Le téléphone portable en est-il également responsable? Après avoir réalisé la première étude nationale (2019) sur la qualité du sperme des jeunes hommes en Suisse, une équipe de l’UNIGE publie la plus importante recherche transversale sur cette question, publiée dans Fertility & Sterility. Elle s’appuie sur les données de 2886 hommes suisses de 18 à 22 ans, recrutés entre 2005 et 2018 au sein de six centres de conscription militaire du pays. En collaboration avec l’Institut tropical et de santé publique suisse (Swiss TPH), les scientifiques ont étudié l’association entre les paramètres du sperme des participants et leur utilisation du téléphone portable.
«Ils ont répondu à un questionnaire détaillé concernant leurs habitudes de vie, leur état de santé général et la fréquence à laquelle ils utilisaient leur téléphone, ainsi que l’endroit où ils le plaçaient lorsqu’ils ne l’utilisaient pas», détaille Serge Nef, professeur ordinaire au Département de médecine génétique et développement de la Faculté de médecine de l’UNIGE ainsi qu’au SCAHT (Centre suisse de toxicologie humaine appliquée, qui a codirigé cette étude).

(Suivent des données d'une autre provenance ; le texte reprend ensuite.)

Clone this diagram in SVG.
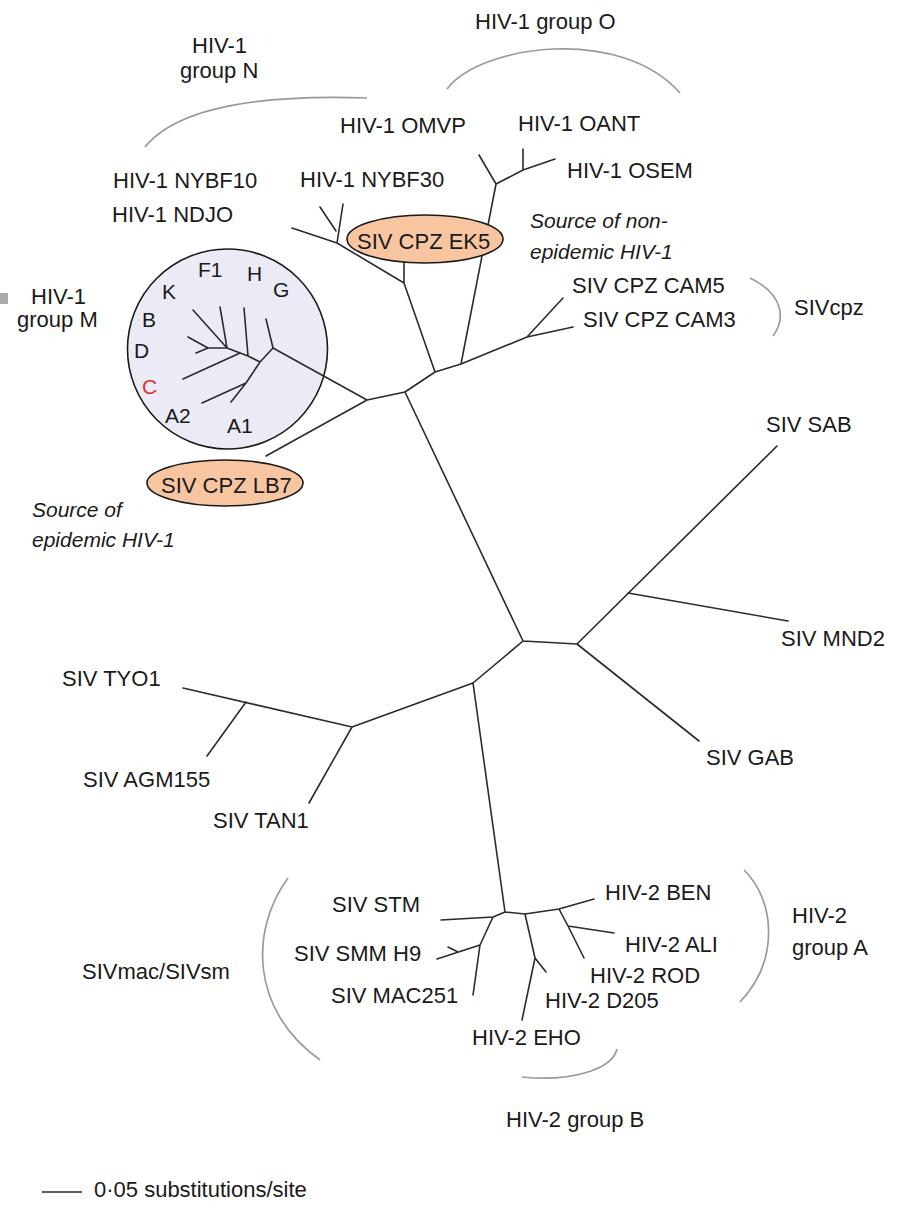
<svg xmlns="http://www.w3.org/2000/svg" width="903" height="1212" viewBox="0 0 903 1212">
<style>
text{font-family:"Liberation Sans",Arial,sans-serif;font-size:22px;fill:#1a1a1a}
.it{font-style:italic;font-size:21px}
.sm{font-size:21px}
.red{fill:#e0302a}
.br{fill:none;stroke:#2b2b2b;stroke-width:1.6;stroke-linecap:round;stroke-linejoin:round}
.arc{fill:none;stroke:#9a9a9a;stroke-width:1.7}
.pill{fill:#f8c5a1;stroke:#1a1a1a;stroke-width:1.6}
.circ{fill:#ebebf5;stroke:#1a1a1a;stroke-width:1.6}
</style>
<rect width="903" height="1212" fill="#fff"/>
<rect x="0" y="293" width="8" height="11" fill="#aaaaaa"/>
<g id="groupM"><circle class="circ" cx="227.5" cy="349" r="100"/>
<text x="31" y="304">HIV-1</text><text x="17" y="327">group M</text>
<text class="sm" x="162" y="299">K</text><text class="sm" x="198" y="277">F1</text><text class="sm" x="247" y="281">H</text><text class="sm" x="273" y="297">G</text>
<text class="sm" x="142" y="327">B</text><text class="sm" x="134" y="358">D</text><text class="sm red" x="142" y="394">C</text>
<text class="sm" x="165" y="423">A2</text><text class="sm" x="227" y="433">A1</text></g>
<g id="connectors" class="br">
<path d="M273,348 L266,319 M273,348 L260,362 L246,383 L202,403 M246,383 L231,402 M260,362 L248,356 L244,308 M248,356 L227,348 M240,353 L183,379 M227,348 L220,307 M227,348 L193,310 M227,348 L208,348 L188,337 M208,348 L196,353"/>
<path d="M367,400 L273,348 M367,400 L266,456 M367,400 L405,392 L435,372 L461,364 L527,337 L563,298 M527,337 L573,327 M461,364 L496,184 L479,155 M496,184 L523,170 L523,149 M523,170 L555,159 M435,372 L404,283 L404,258 M404,283 L337,243 L292,228 M337,243 L343,204 M336,231 L320,207"/>
<path d="M405,392 L523,641 L577,644 L777,446 M628,593 L788,621 M577,644 L699,741 M523,641 L473,683 L352,727 L309,803 M352,727 L183,688 M246,702 L207,756"/>
<path d="M473,683 L505,912 L493,917 L441,920 M493,917 L480,945 L473,995 M480,945 L437,959 M458,952 L448,947 M505,912 L525,914 L559,909 L594,899 M559,909 L568,926 L584,958 M568,926 L614,933 M525,914 L535,958 L522,1020 M535,958 L546,972"/>
</g>
<g id="arcs" class="arc">
<path d="M145,147 Q190,92 367,98"/>
<path d="M447,89 C480,45 620,25 680,93"/>
<path d="M750,278 C785,295 785,320 773,336"/>
<path d="M288,878 C250,930 250,1010 320,1060"/>
<path d="M744,870 C775,900 780,960 740,1002"/>
<path d="M617,1049 C612,1070 570,1082 522,1077"/>
</g>
<g id="EK5"><ellipse class="pill" cx="425" cy="239" rx="78" ry="24"/><text x="357" y="249">SIV CPZ EK5</text></g>
<g id="LB7"><ellipse class="pill" cx="225" cy="483" rx="78" ry="23"/><text x="161" y="493">SIV CPZ LB7</text></g>
<g id="groupO-label"><text x="475" y="29">HIV-1 group O</text></g>
<g id="groupN-label"><text x="192" y="53">HIV-1</text><text x="180" y="78">group N</text></g>
<g id="OMVP"><text x="340" y="133">HIV-1 OMVP</text></g>
<g id="OANT"><text x="518" y="131">HIV-1 OANT</text></g>
<g id="OSEM"><text x="567" y="178">HIV-1 OSEM</text></g>
<g id="NYBF10"><text x="113" y="188">HIV-1 NYBF10</text></g>
<g id="NDJO"><text x="112" y="222">HIV-1 NDJO</text></g>
<g id="NYBF30"><text x="300" y="187">HIV-1 NYBF30</text></g>
<g id="nonepidemic"><text class="it" x="530" y="228">Source of non-</text><text class="it" x="530" y="259">epidemic HIV-1</text></g>
<g id="epidemic"><text class="it" x="32" y="517">Source of</text><text class="it" x="32" y="547">epidemic HIV-1</text></g>
<g id="CAM5"><text x="572" y="293">SIV CPZ CAM5</text></g>
<g id="CAM3"><text x="583" y="327">SIV CPZ CAM3</text></g>
<g id="SIVcpz"><text x="794" y="315">SIVcpz</text></g>
<g id="SAB"><text x="766" y="432">SIV SAB</text></g>
<g id="MND2"><text x="781" y="646">SIV MND2</text></g>
<g id="GAB"><text x="706" y="765">SIV GAB</text></g>
<g id="TYO1"><text x="62" y="686">SIV TYO1</text></g>
<g id="AGM155"><text x="83" y="787">SIV AGM155</text></g>
<g id="TAN1"><text x="213" y="828">SIV TAN1</text></g>
<g id="STM"><text x="332" y="912">SIV STM</text></g>
<g id="SMMH9"><text x="294" y="961">SIV SMM H9</text></g>
<g id="MAC251"><text x="331" y="1003">SIV MAC251</text></g>
<g id="SIVmac"><text x="82" y="979">SIVmac/SIVsm</text></g>
<g id="BEN"><text x="605" y="900">HIV-2 BEN</text></g>
<g id="ALI"><text x="625" y="952">HIV-2 ALI</text></g>
<g id="ROD"><text x="590" y="983">HIV-2 ROD</text></g>
<g id="D205"><text x="545" y="1008">HIV-2 D205</text></g>
<g id="EHO"><text x="472" y="1045">HIV-2 EHO</text></g>
<g id="groupA-label"><text x="792" y="923">HIV-2</text><text x="792" y="955">group A</text></g>
<g id="groupB-label"><text x="506" y="1127">HIV-2 group B</text></g>
<g id="scale"><line x1="42" y1="1192" x2="82" y2="1192" stroke="#2b2b2b" stroke-width="1.6"/><text x="94" y="1197">0·05 substitutions/site</text></g>
</svg>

Phénomène plus fort entre 2005 et 2007
Ces données ont permis d’établir une corrélation entre une utilisation importante et une concentration plus faible de spermatozoïdes. La concentration médiane de spermatozoïdes est significativement plus élevée dans le groupe d’hommes qui n’utilisaient pas leur téléphone plus d’une fois par semaine (56,5 Mio/ml) par rapport aux hommes qui utilisaient leur téléphone plus de 20 fois par jour (44,5 Mio/ml). Ceux qui utilisent souvent leur téléphone ont donc une diminution de 21% de la concentration en spermatozoïdes. Ce phénomène s’est avéré plus prononcé au cours de la première période d’étude (2005-2007) et a progressivement diminué avec le temps (2008-2011 et 2012-2018). «Cette tendance correspond au passage de la 2G à la 3G, puis de la 3G à la 4G, qui a entraîné une réduction de la puissance d’émission des téléphones», explique Martin Rösli, professeur associé au Swiss TPH.

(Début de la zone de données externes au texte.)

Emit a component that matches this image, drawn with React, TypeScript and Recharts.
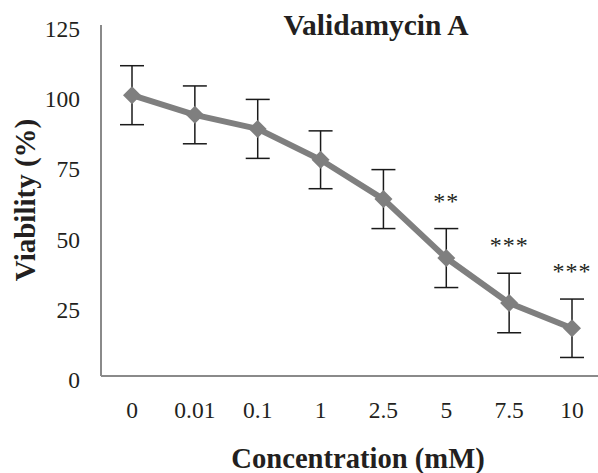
import { ErrorBar, LabelList, Line, LineChart, XAxis, YAxis } from 'recharts'

const concentrations = ['0', '0.01', '0.1', '1', '2.5', '5', '7.5', '10']
const viability = [100, 93, 88, 77, 63, 42, 26, 17]
const sd = [10.5, 10.3, 10.5, 10.3, 10.5, 10.5, 10.6, 10.4]
const significance = ['', '', '', '', '', '**', '***', '***']
const yTicks = [0, 25, 50, 75, 100, 125]

const SERIF = '"Liberation Serif", "Times New Roman", serif'
const AXIS = '#8a8a8a'
const SERIES = '#7f7f7f'
const INK = '#231f20'

const data = concentrations.map((conc, i) => ({
  conc,
  viability: viability[i],
  sd: sd[i],
  upper: viability[i] + sd[i],
  sig: significance[i],
}))

function Diamond(props: any) {
  const { cx, cy, index } = props
  if (cx == null || cy == null) return null
  const r = 9
  return (
    <polygon
      key={`d-${index}`}
      points={`${cx},${cy - r} ${cx + r},${cy} ${cx},${cy + r} ${cx - r},${cy}`}
      fill={SERIES}
    />
  )
}

function YTick({ x, y, payload }: any) {
  return (
    <text x={x - 21} y={y + 12} textAnchor="end" fontFamily={SERIF} fontSize={23.5} fill={INK}>
      {payload.value}
    </text>
  )
}

function XTick({ x, y, payload }: any) {
  return (
    <text x={x} y={y + 42} textAnchor="middle" fontFamily={SERIF} fontSize={23.5} fill={INK}>
      {payload.value}
    </text>
  )
}

// significance marks sit a fixed distance above the top of each error bar
function Stars({ x, y, value }: any) {
  if (!value) return null
  return (
    <text x={x} y={y - 20} textAnchor="middle" fontFamily={SERIF} fontSize={24} letterSpacing={1} fill={INK}>
      {value}
    </text>
  )
}

export default function App() {
  return (
    <div style={{ position: 'absolute', left: 0, top: 0, width: 598, height: 473, overflow: 'hidden', background: '#fff' }}>
      <LineChart width={604} height={473} data={data} margin={{ top: 25, right: 1, bottom: 0, left: 0 }}>
        <text x={376} y={35} textAnchor="middle" fontFamily={SERIF} fontSize={29.5} fontWeight="bold" fill={INK}>
          Validamycin A
        </text>
        <text
          x={25}
          y={200}
          transform="rotate(-90 25 200)"
          textAnchor="middle"
          dominantBaseline="central"
          fontFamily={SERIF}
          fontSize={29}
          fontWeight="bold"
          fill={INK}
        >
          Viability (%)
        </text>
        <text x={358} y={468} textAnchor="middle" fontFamily={SERIF} fontSize={28.6} fontWeight="bold" fill={INK}>
          Concentration (mM)
        </text>
        <XAxis
          dataKey="conc"
          height={97}
          padding={{ left: 31, right: 31 }}
          axisLine={{ stroke: AXIS, strokeWidth: 2 }}
          tickLine={false}
          tickSize={0}
          tickMargin={0}
          tick={<XTick />}
          interval={0}
        />
        <YAxis
          width={101}
          domain={[0, 125]}
          ticks={yTicks}
          axisLine={{ stroke: AXIS, strokeWidth: 2 }}
          tickLine={false}
          tickSize={0}
          tickMargin={0}
          tick={<YTick />}
        />
        <Line
          dataKey="viability"
          stroke={SERIES}
          strokeWidth={6}
          dot={Diamond}
          activeDot={false}
          isAnimationActive={false}
        >
          <ErrorBar dataKey="sd" width={12} stroke="#1a1a1a" strokeWidth={1.5} direction="y" />
        </Line>
        <Line dataKey="upper" stroke="none" dot={false} activeDot={false} isAnimationActive={false}>
          <LabelList dataKey="sig" content={<Stars />} />
        </Line>
      </LineChart>
    </div>
  )
}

L’analyse de ces données semble également démontrer que la position du téléphone (dans la poche du pantalon par exemple) n’est pas associée à des paramètres de sperme plus faibles dans les échantillons prélevés. «Toutefois, dans cette cohorte, le nombre de personnes indiquant ne pas porter leur téléphone près du corps était trop faible pour parvenir à une conclusion vraiment robuste sur ce point précis», nuance Rita Rahban, maître-assistante au Département de médecine génétique et développement de la Faculté de médecine de l’UNIGE ainsi qu’au SCAHT, première auteure et coresponsable de l’étude.
De précédentes études avaient déjà été réalisées sur le sujet. «Elles ont été réalisées sur un nombre relativement faible d’individus. Elles prenaient rarement en compte les informations relatives au mode de vie et ont été sujettes à un biais de sélection car les participants étaient recrutés dans des cliniques de fertilité. Cela a conduit à des résultats peu concluants», explique Rita Rahban.

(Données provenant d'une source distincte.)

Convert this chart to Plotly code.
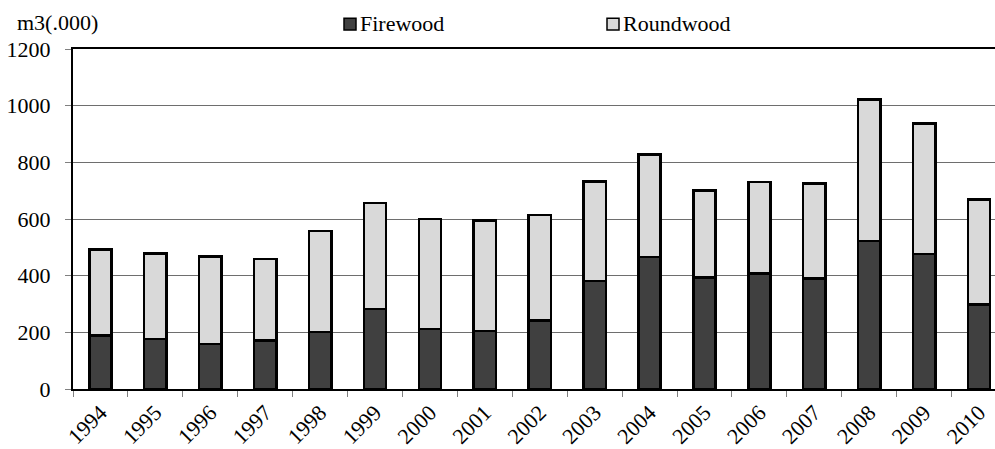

Nouvelle étude pour plus de précisions
Une nouvelle recherche financée par l’Office fédéral de l’Environnement (OFEV) a débuté en 2023. Elle a pour but de mesurer précisément et directement l’exposition aux ondes électromagnétiques, les types d’utilisation (appels, navigation web, envois de messages) et d’évaluer leurs impacts sur la santé reproductive masculine. Ces données seront enregistrées via une application que chaque futur participant téléchargera sur son smartphone. L’équipe de recherche recrute activement des participants pour cette étude, qui peuvent s’inscrire sur internet. Il s’agira également d’identifier les mécanismes à l’œuvre. «Les micro-ondes émises par les portables ont-elles un effet direct ou indirect? Engendrent-elles une augmentation thermique toxique au niveau des testicules? Affectent-elles la régulation hormonale de la production de spermatozoïdes? Cela reste à découvrir», conclut Rita Rahban.